Likewise, the fact that the legislature sets a term of expiration on copyright, and that it's enforced administratively or civilly rather than criminally, indicates that it's "property" in a very unique sense.

September 14, 2005 10:12 AM  
Anonymous Wild Pegasus said...

Likewise, the fact that the legislature sets a term of expiration on copyright, and that it's enforced administratively or civilly rather than criminally, indicates that it's "property" in a very unique sense.

I'm not sure what the big deal about the length of the term is. I own my apartment in fee term ending on May 31, 2006. There's nothing bizarre about that time limit expiring.

That it's civilly enforced says nothing. Criminal laws were civilly-enforced for much of English and American history.

Moreover, that intellectual property is unique is no argument against it. Personal property and real (estate) property have different rules. It stands to reason that intellectual property would have different rules from either of them, as well.

In other words, they're just some shit somebody made up.

Actually, that's not what he's saying. He's pointing out that intellectual property is governed mostly by statute and regulatory bureau instead of the common law and state-level enforcement. That judges instead of commissioners developed the common law makes it no more natural than the civil code. Nor does it say anything about its justice.

- Josh

September 14, 2005 10:49 AM  
Anonymous BillG said...

Gifford wrote:
"the "enclosure movement" in England in the 18th century, to demonstrate that progress and societal well-being can result from a greater emphasis on property rights and the return those rights give to producers...."

the landlord's monopoly on economic rent rewards "profits WITHOUT production" at the EXPENSE of labor-based property rights (wages) to those excluded...

Gifford wrote:
"When English common land was enclosed for more efficient private farming, this shift to a property rights model created a manifold increase in food production, as well as a new labor force that fueled the industrial revolution."

and as a result historical it has spawned imperialism from the over accumulation it produced and of course all of those workers were willing to voluntarily give up living off the land...

In his essay, "The God's Lookout," Albert Jay Nock (author of Our Enemy, the State) explains:

"This imperfect policy of non-intervention, or laissez-faire, led straight to a most hideous and dreadful economic exploitation; starvation wages, slum dwelling, killing hours, pauperism, coffin-ships, child-labour -- nothing like it had ever been seen in modern times....People began to say, perhaps naturally, if this is what state absentation comes to, let us have some State intervention.

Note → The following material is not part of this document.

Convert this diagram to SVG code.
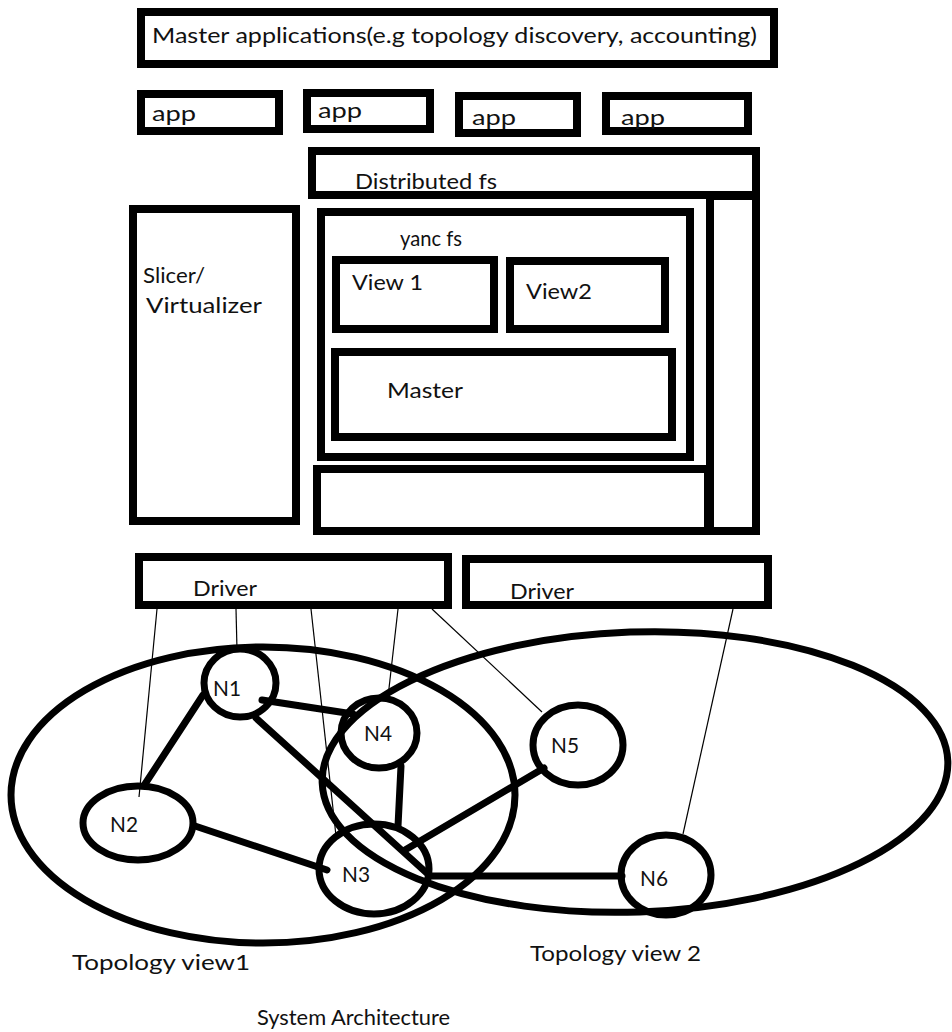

"But the State had intervened; that was the whole trouble. The State had established one monopoly, -- the landlord's monopoly of economic rent, -- thereby shutting off great hordes of people from free access to the only source of human subsistence, and driving them into the factories to work for whatever Mr. Gradgrind and Mr. Bottles chose to give them. The land of England, while by no means nearly all actually occupied, was all legally occupied; and this State-created monopoly enabled landlords to satisfy their needs and desires with little exertion or none, but it also removed the land from competition with industry in the labour market, thus creating a huge, constant and exigent labour-surplus."

September 14, 2005 2:26 PM  
Anonymous P.M.Lawrence said...

Creditwhere it's due. There is some truth here, distorted by preconceptions. Enclosure did mean an increase in agricultural production - but of cash crops, not food as such. At first, in England, that meant more wool and less food (as after the Highland Clearances). Later, that meant more fine wheat - but not for the displaced, rather for the new middle classes, and for gin etc. Free trade was about the mercantile/industrial party preferring to sideline the landowners, so that they could underpay yet not starve their workforce by letting in foreign food; in the end, the wheat production didn't help its owners so much, and foreign poor people couldn't afford a peasant lifestyle and were forced into their own wave of exploitation and

September 15, 2005 8:32 PM  
Blogger Kevin Carson said...

josh,

There's a big difference between a term established contractually, and a term that's set as part of the state's act of fiat in manufacturing a property right in the first place. And the different enforcement mechanisms indicate that tangible property has been recognized as "natural," and enforced in part by mutual consensus, for a long, long time--something that's not true of "intellectual property."

Peter,

Of course, the success of "scientific farming" after enclosure compared to the methods in earlier use is an unfair comparison similar to what you remarked on when defenders of agribusiness compare it to the efficiency of "actually existing" subsistence farming. To the extent that the state preempted the channels of cooperation and voluntary association, there was probably a "crowding out" effect where advance of technique in capitalist farming displaced a similar advance that might otherwise have taken place within peasant farming.